U.S. Retirement Confidence Way Down as Investors Flock to Products, Services That Reduce Risk
Retirement confidence seems to follow the trends of the global economy. At least, that’s according to one recent survey that looked at 12,000 workers and retirees in 12 European, North American, and Asian countries, including France, Germany, Hungary, Japan, the Netherlands, Poland, Spain, Sweden, China, the United Kingdom, the United States, and Canada—making this one of the largest studies of its kind.
The study found that 65% of the participants believe future generations will be worse off in retirement than they are today; more than half of the American workers (55%) feel that way, while 80% of the workers from France and Hungary expect future generations to be worse off. The Chinese are the least pessimistic, with roughly one in five participants feeling the same way. Only nine percent of respondents believe future generations will be better off in retirement than those in retirement today.
Thanks to government cutbacks, 63% of employees think their government retirement benefits will be less reliable or helpful; American workers come in near the top at 65%. America’s retirement pessimism continues, with just 12% saying their personal retirement planning is “very well-developed.”

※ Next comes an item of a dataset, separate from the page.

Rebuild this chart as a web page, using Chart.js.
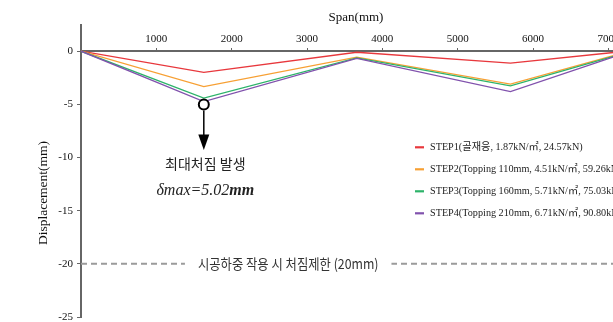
<!DOCTYPE html>
<html>
<head>
<meta charset="utf-8">
<script src="https://cdn.jsdelivr.net/npm/chart.js@4.4.1/dist/chart.umd.min.js"></script>
<style>
  html, body { margin: 0; padding: 0; overflow: hidden; background: #fff; }
  canvas { display: block; }
</style>
</head>
<body>
<canvas id="chart" width="638" height="324"></canvas>
<script>
// Span positions along the beam (mm)
const spanPositions = [0, 1630, 3660, 5700, 7100];

// Vertical displacement at each position (mm) per construction step
const step1 = [0, -2.0, -0.1, -1.13, -0.1];
const step2 = [0, -3.33, -0.56, -3.1, -0.35];
const step3 = [0, -4.42, -0.63, -3.26, -0.42];
const step4 = [0, -4.75, -0.68, -3.8, -0.47];

const stepLabels = [
  'STEP1(골재응, 1.87kN/㎡, 24.57kN)',
  'STEP2(Topping 110mm, 4.51kN/㎡, 59.26kN)',
  'STEP3(Topping 160mm, 5.71kN/㎡, 75.03kN)',
  'STEP4(Topping 210mm, 6.71kN/㎡, 90.80kN)'
];
const stepColors = ['#e8383d', '#f7a034', '#2db36a', '#8152ad'];

// Maximum deflection marker and construction-load deflection limit
const maxDeflectionX = 1630;
const maxDeflectionValue = -5.02;
const deflectionLimit = -20;
const limitLabelX = 2750;

const xTickValues = [1000, 2000, 3000, 4000, 5000, 6000, 7000];
const yTickValues = [0, -5, -10, -15, -20, -25];

const serif = '"Liberation Serif", "Noto Sans CJK KR", serif';
const sansKR = '"Noto Sans CJK KR", "Noto Sans", sans-serif';

function toPoints(values) {
  return spanPositions.map((x, i) => ({ x: x, y: values[i] }));
}

const stepSeries = [step1, step2, step3, step4];

const datasets = stepSeries.map((vals, i) => ({
  label: stepLabels[i],
  data: toPoints(vals),
  borderColor: stepColors[i],
  backgroundColor: stepColors[i],
  borderWidth: 1.3,
  pointRadius: 0,
  tension: 0,
  order: 4 - i
}));

datasets.push({
  label: 'limit',
  data: [{ x: 0, y: deflectionLimit }, { x: 7300, y: deflectionLimit }],
  borderColor: '#9b9b9b',
  borderWidth: 2,
  borderDash: [6, 4],
  pointRadius: 0,
  order: 10
});

datasets.push({
  label: 'max',
  data: [{ x: maxDeflectionX, y: maxDeflectionValue }],
  showLine: false,
  pointRadius: 5,
  pointBorderWidth: 2,
  pointBorderColor: '#000',
  pointBackgroundColor: '#fff',
  order: 0
});

const overlayPlugin = {
  id: 'overlay',
  afterDatasetsDraw(chart) {
    const ctx = chart.ctx;
    const xs = chart.scales.x, ys = chart.scales.y;

    // limit label on a white band over the dashed line
    const ly = ys.getPixelForValue(deflectionLimit);
    const lx = xs.getPixelForValue(limitLabelX);
    ctx.save();
    ctx.font = '14px ' + sansKR;
    const limitText = '시공하중 작용 시 처짐제한 (20mm)';
    const sx = 0.88;
    const tw = ctx.measureText(limitText).width * sx;
    ctx.fillStyle = '#fff';
    ctx.fillRect(lx - tw / 2 - 13, ly - 8, tw + 26, 16);
    ctx.translate(lx, ly);
    ctx.scale(sx, 1);
    ctx.fillStyle = '#333';
    ctx.textAlign = 'center';
    ctx.textBaseline = 'middle';
    ctx.fillText(limitText, 0, 0);
    ctx.restore();

    // arrow and text under the maximum deflection marker
    const pt = chart.getDatasetMeta(5).data[0];
    const px = pt.x, py = pt.y;
    ctx.save();
    ctx.strokeStyle = '#000';
    ctx.fillStyle = '#000';
    ctx.lineWidth = 1.5;
    ctx.beginPath();
    ctx.moveTo(px, py + 6);
    ctx.lineTo(px, py + 32);
    ctx.stroke();
    ctx.beginPath();
    ctx.moveTo(px - 5.5, py + 30);
    ctx.lineTo(px + 5.5, py + 30);
    ctx.lineTo(px, py + 45.5);
    ctx.closePath();
    ctx.fill();

    ctx.textAlign = 'center';
    ctx.textBaseline = 'middle';
    ctx.fillStyle = '#222';
    ctx.font = '14px ' + sansKR;
    ctx.fillText('최대처짐 발생', px + 1.5, py + 59);

    const a = 'δmax=5.02';
    ctx.font = 'italic bold 16px ' + serif;
    const bw = ctx.measureText('mm').width;
    ctx.font = 'italic 16px ' + serif;
    const aw = ctx.measureText(a).width;
    const startX = px + 1.5 - (aw + bw) / 2;
    ctx.textAlign = 'left';
    ctx.fillText(a, startX, py + 86);
    ctx.font = 'italic bold 16px ' + serif;
    ctx.fillText('mm', startX + aw, py + 86);
    ctx.restore();

    // series legend
    ctx.save();
    ctx.font = '10.2px ' + serif;
    ctx.textBaseline = 'middle';
    ctx.textAlign = 'left';
    for (let i = 0; i < 4; i++) {
      const y = 147.3 + i * 22;
      ctx.strokeStyle = stepColors[i];
      ctx.lineWidth = 2.2;
      ctx.beginPath();
      ctx.moveTo(415, y);
      ctx.lineTo(424, y);
      ctx.stroke();
      ctx.fillStyle = '#222';
      ctx.fillText(stepLabels[i], 430, y);
    }
    ctx.restore();

    // vertical axis title
    ctx.save();
    ctx.translate(43, 193);
    ctx.rotate(-Math.PI / 2);
    ctx.font = '13.5px ' + serif;
    ctx.fillStyle = '#111';
    ctx.textAlign = 'center';
    ctx.textBaseline = 'middle';
    ctx.fillText('Displacement(mm)', 0, 0);
    ctx.restore();
  }
};

new Chart(document.getElementById('chart'), {
  type: 'line',
  data: { datasets: datasets },
  options: {
    responsive: false,
    animation: false,
    events: [],
    layout: { padding: { left: 0, right: 1, top: 8, bottom: 3.5 } },
    plugins: {
      legend: { display: false },
      tooltip: { enabled: false },
      title: {
        display: true,
        text: 'Span(mm)',
        fullSize: false,
        color: '#111',
        font: { family: serif, size: 13, weight: 'normal' },
        padding: { top: 2, bottom: -1 }
      }
    },
    scales: {
      x: {
        type: 'linear',
        position: { y: 0 },
        min: 0,
        max: 7300,
        afterBuildTicks: s => { s.ticks = xTickValues.map(v => ({ value: v })); },
        afterFit: s => { s.paddingLeft = 0; s.paddingRight = 0; s.paddingTop = 0; s.paddingBottom = 0; },
        ticks: {
          padding: -14.6,
          color: '#111',
          font: { family: serif, size: 11 },
          maxRotation: 0,
          callback: v => String(v)
        },
        grid: { drawOnChartArea: false, drawTicks: true, tickLength: -4, color: '#666', lineWidth: 1 },
        border: { display: true, color: '#666', width: 2 }
      },
      y: {
        type: 'linear',
        min: -25,
        max: 2.5,
        afterBuildTicks: s => { s.ticks = yTickValues.map(v => ({ value: v })); },
        afterFit: s => { s.width = 81; s.paddingTop = 0; s.paddingBottom = 0; },
        ticks: {
          padding: 4,
          color: '#111',
          font: { family: serif, size: 11 },
          callback: v => String(v)
        },
        grid: { drawOnChartArea: false, drawTicks: true, tickLength: 4, color: '#666', lineWidth: 1 },
        border: { display: true, color: '#666', width: 2 }
      }
    }
  },
  plugins: [overlayPlugin]
});
</script>
</body>
</html>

A further 37% of Americans don’t know if they can achieve their desired retirement income. Only 12% are very optimistic that they will have enough money to live on, and only another 12% are very optimistic that they will be able to choose when they retire.

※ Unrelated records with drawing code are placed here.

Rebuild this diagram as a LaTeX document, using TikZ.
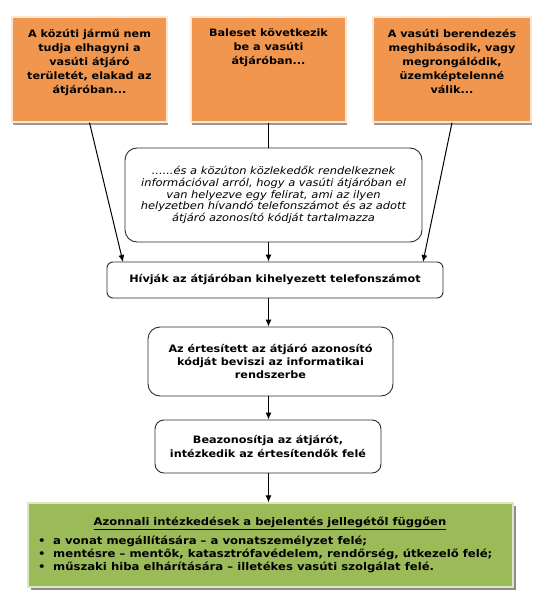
\documentclass[tikz,border=0pt]{standalone}
\usepackage{fontspec}
\setmainfont{DejaVu Sans}[FakeStretch=1.1,BoldFont={DejaVu Sans Bold},ItalicFont={DejaVu Sans Oblique},BoldItalicFont={DejaVu Sans Bold Oblique}]
\usetikzlibrary{arrows.meta,shadows}
\definecolor{orangefill}{RGB}{240,150,78}
\definecolor{greenfill}{RGB}{155,187,89}
\definecolor{boxline}{RGB}{45,45,45}
\tikzset{
 obox/.style={draw=orangefill!25!white, line width=1.2pt, fill=orangefill, minimum width=155pt, minimum height=105pt, inner sep=0pt,
   drop shadow={shadow xshift=1pt, shadow yshift=-3pt, opacity=1, fill=black!40}},
 otext/.style={font=\fontsize{10.2}{14}\selectfont\bfseries, align=center, anchor=north, inner sep=0pt},
 rbox/.style={draw=boxline, line width=0.9pt, fill=white, align=center, inner sep=0pt},
 btext/.style={font=\fontsize{10.2}{13.3}\selectfont\bfseries},
 conn/.style={draw=black, line width=1pt, -{Latex[length=7pt,width=6pt]}},
 plainline/.style={draw=black, line width=1pt},
}
\begin{document}
\begin{tikzpicture}[x=1pt,y=-1pt]
\useasboundingbox[fill=white] (0,0) rectangle (546,601);

% orange boxes
\node[obox] (o1) at (89.5,69.5) {};
\node[otext] (t1) at ([yshift=-12.5pt]o1.north) {A közúti jármű nem\\tudja elhagyni a\\vasúti átjáró\\területét, elakad az\\átjáróban...};
\node[obox] (o2) at (268.5,69.5) {};
\node[otext] (t2) at ([yshift=-12.5pt]o2.north) {Baleset következik\\be a vasúti\\átjáróban...};
\node[obox, minimum width=158pt] (o3) at (452,69.5) {};
\node[otext] (t3) at ([yshift=-12.5pt]o3.north) {A vasúti berendezés\\meghibásodik, vagy\\megrongálódik,\\üzemképtelenné\\válik...};

% italic box
\node[rbox, rounded corners=12pt, minimum width=297pt, minimum height=94pt,
  font=\fontsize{10.4}{11.8}\selectfont\itshape] (it) at (273.5,195)
  {......és a közúton közlekedők rendelkeznek\\információval arról, hogy a vasúti átjáróban el\\van helyezve egy felirat, ami az ilyen\\helyzetben hívandó telefonszámot és az adott\\átjáró azonosító kódját tartalmazza};

% call box
\node[rbox, btext, rounded corners=6pt, minimum width=336pt, minimum height=36pt] (hv) at (275,280)
  {Hívják az átjáróban kihelyezett telefonszámot};
\coordinate (h1) at (123,262);
\coordinate (h3) at (423,262);

\node[rbox, btext, rounded corners=12pt, minimum width=245pt, minimum height=69pt] (ert) at (270.5,361.5)
  {Az értesített az átjáró azonosító\\kódját beviszi az informatikai\\rendszerbe};

\node[rbox, btext, rounded corners=9pt, minimum width=226pt, minimum height=53pt] (bea) at (268,446.5)
  {Beazonosítja az átjárót,\\intézkedik az értesítendők felé};

% green box
\node[draw=greenfill!35!white, line width=1.2pt, fill=greenfill, minimum width=485pt, minimum height=84pt, inner sep=0pt,
  drop shadow={shadow xshift=2.5pt, shadow yshift=-3pt, opacity=1, fill=black!45}] (gr) at (270.5,545) {};
\node[btext, font=\fontsize{10.5}{13}\selectfont\bfseries] (gh) at (270,523) {\underline{Azonnali intézkedések a bejelentés jellegétől függően}};
\node[btext, anchor=west, align=left, inner sep=0pt, font=\fontsize{10.6}{13}\selectfont\bfseries] (gl) at (38,554.5)
  {\makebox[15pt][l]{•}a vonat megállítására – a vonatszemélyzet felé;\\
   \makebox[15pt][l]{•}mentésre – mentők, katasztrófavédelem, rendőrség, útkezelő felé;\\
   \makebox[15pt][l]{•}műszaki hiba elhárítására – illetékes vasúti szolgálat felé.};

% connectors
\draw[plainline] (o2.south) -- (o2.south |- it.north);
\draw[conn] (o1.south) -- (h1);
\draw[conn] (o3.south) -- (h3);
\draw[conn] (o2.south |- it.south) -- (o2.south |- hv.north);
\draw[conn] (o2.south |- hv.south) -- (o2.south |- ert.north);
\draw[conn] (o2.south |- ert.south) -- (o2.south |- bea.north);
\draw[conn] (o2.south |- bea.south) -- (o2.south |- gr.north);
\end{tikzpicture}
\end{document}
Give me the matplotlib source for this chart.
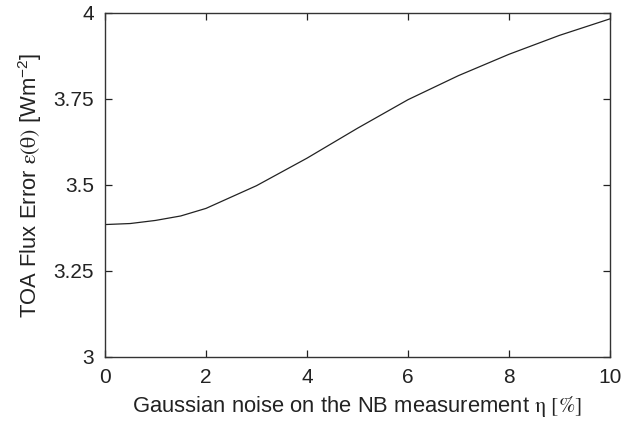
import matplotlib
matplotlib.use("Agg")
from matplotlib import pyplot as plt

plt.rcParams['font.family'] = ['Liberation Sans', 'DejaVu Sans']
plt.rcParams['mathtext.fontset'] = 'stix'

# noise level eta [%] and TOA flux error [W m-2]
noise_pct = [0, 0.5, 1, 1.5, 2, 3, 4, 5, 6, 7, 8, 9, 10]
flux_error = [3.385, 3.388, 3.397, 3.410, 3.432, 3.498, 3.578, 3.665,
              3.748, 3.818, 3.880, 3.935, 3.983]

x_ticks = [0, 2, 4, 6, 8, 10]
x_tick_labels = ['0', '2', '4', '6', '8', '10']
y_ticks = [3, 3.25, 3.5, 3.75, 4]
y_tick_labels = ['3', '3.25', '3.5', '3.75', '4']

fig = plt.figure(figsize=(6.33, 4.22), dpi=100)
ax = fig.add_axes([105 / 633, 1 - 357 / 422, 505 / 633, 344 / 422])

ax.plot(noise_pct, flux_error, color='#222222', linewidth=0.9)

ax.set_xlim(0, 10)
ax.set_ylim(3, 4)
ax.set_xticks(x_ticks)
ax.set_xticklabels(x_tick_labels)
ax.set_yticks(y_ticks)
ax.set_yticklabels(y_tick_labels)

ax.tick_params(direction='in', top=True, right=True, length=5, width=0.9,
               labelsize=15, colors='#222222', pad=8)
for spine in ax.spines.values():
    spine.set_linewidth(1.0)
    spine.set_color('#333333')

ax.set_xlabel(r'Gaussian noise on the NB measurement $\mathrm{\eta}\ [\%]$',
              fontsize=15.8, color='#222222', labelpad=5)
ax.set_ylabel(r'TOA Flux Error $\mathrm{\varepsilon(\theta)}$ [Wm$\mathregular{^{-2}}$]',
              fontsize=15.8, color='#222222', labelpad=7)

plt.savefig('out.png', dpi=100)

Not surprisingly, you have to have a handle on what it takes to retire to actually be able to plan for a comfortable retirement. The current retirement-related risks have increased on the backs of “financial illiteracy”—with only 20% saying they are “very able” to understand financial matters related to retirement planning.
That is also an interesting finding. Even though one-fifth of people claim they are “very able” to understand such matters, only nine percent say their retirement planning process is “very well developed,” and nine percent have a written plan for retirement.

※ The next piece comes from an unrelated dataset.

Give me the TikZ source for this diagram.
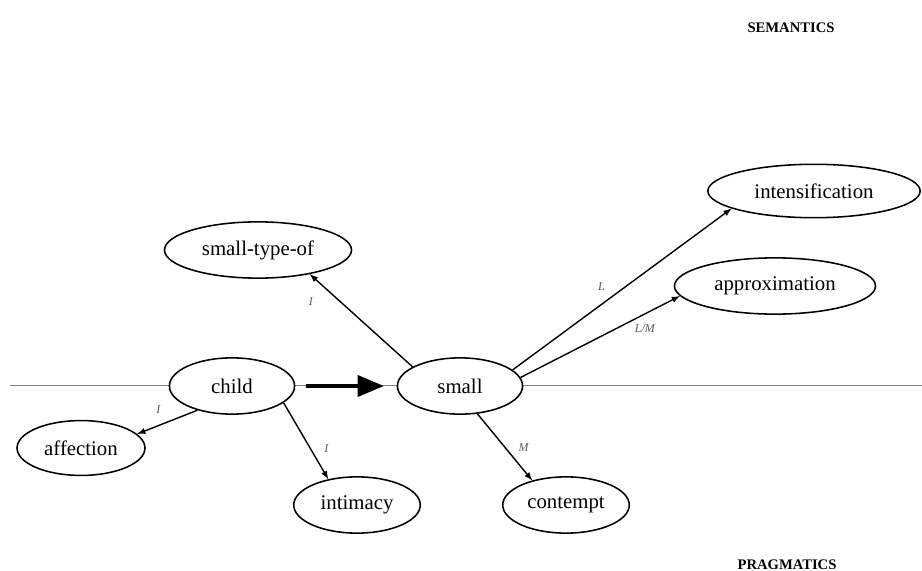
\documentclass[tikz,border=0pt]{standalone}
\usepackage{fontspec}
\setmainfont{Liberation Serif}
\usepackage{tikz}
\usetikzlibrary{arrows,shapes,positioning,calc}
\tikzstyle{sense}=[ellipse, draw=black, fill=white, line width=1.1pt, inner sep=0pt, minimum height=40pt, font=\fontsize{14.8}{17}\selectfont]
\tikzstyle{lab}=[font=\fontsize{8.5}{10}\selectfont\itshape, text=black!65]
\tikzstyle{level}=[font=\fontsize{10.4}{12}\selectfont\bfseries]
\tikzstyle{link}=[-latex, line width=1pt]

\begin{document}
\begin{tikzpicture}[x=0.025cm, y=-0.025cm]
      \useasboundingbox (0,0) rectangle (922,571);
      % dividing line
      \coordinate (west) at (10,385);
      \coordinate (east) at (922,385);
      \draw [black!50, line width=0.6pt] (west) -- (east);
      %
      \node at (791,28) [level] (sem) {SEMANTICS};
      \node at (787,569) [level, anchor=base] (prag) {PRAGMATICS};
      %
      \node at (232,386) [sense, minimum width=89pt] (child) {child};
      \node at (460,386) [sense, minimum width=89pt] (small) {small};
      \node at (258,250) [sense, minimum width=133pt] (type) {small-type-of};
      \node at (814,191) [sense, minimum width=151pt, minimum height=38pt] (intens) {intensification};
      \node at (775,286) [sense, minimum width=143pt] (approx) {approximation};
      \node at (81,448) [sense, minimum width=91pt, minimum height=39pt] (affect) {affection};
      \node at (357,505) [sense, minimum width=90pt] (intim) {intimacy};
      \node at (566,505) [sense, minimum width=90pt] (contempt) {contempt};
      %
      \draw [-triangle 45, line width=3.4pt] ($(child.east)+(11,0)$) -- ($(small.west)+(-13,0)$);
      \draw [link] (small.158) -- (type.335) node[lab, pos=0.7, left=16pt] {I};
      \draw [link] (small.17) -- (intens.192) node[lab, pos=0.45, above left=1pt] {L};
      \draw [link] (small.8) -- (approx.186) node[lab, pos=0.78, below=4pt] {L/M};
      \draw [link] (small.302) -- (contempt.144) node[lab, pos=0.5, right=6pt] {M};
      \draw [link] (child.215) -- (affect.14) node[lab, pos=0.65, above=5pt] {I};
      \draw [link] (child.342) -- (intim.138) node[lab, pos=0.6, right=6pt] {I};
      %
\end{tikzpicture}
\end{document}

These numbers are not entirely unexpected when you look at the U.S. economy. The stock market may be hitting new highs almost weekly, but that hasn’t trickled down to average Americans, for whom unemployment and personal debt remains stubbornly high, wages are stagnant, and gross domestic product (GDP) growth is lukewarm.
The bull market may be raging on, but the U.S. economy isn’t. As a result, many Americans remain wary of taking on risk when it comes to their retirement savings. More than half (53%) agree that, as a result of the financial crisis, they “will take fewer risks when it comes to saving for retirement,” and 42% say that they are “looking for investment products which offer greater protection against volatile markets.”
To better prepare themselves for retirement, Americans are becoming increasingly interested in products and services that help them reduce risk, including those that provide a guaranteed income in retirement.
Often viewed as too complex and expensive, many are beginning to give annuities a second look. In an effort to draw investors back in and help reduce their exposure to market risks, financial institutions are providing low-cost, variable annuities that offer a broader range of alternative investments, including hedge funds, currency funds, and managed futures.
Annuities are similar to a self-directed pension and can provide a steady stream of cash for a defined period of time. They can also be an excellent option for those looking for cash flow during retirement.
Unlike fixed annuities that are guaranteed by an insurance company, variable annuity payments are tied to the performance of an underlying investment and can fluctuate.
There is no one-size-fits-all retirement investment strategy, and there is no one-size-fits-all investment that is right for everyone. For risk-averse investors, there are a number of great variable annuities out there that can meet your short- and long-term retirement goal needs.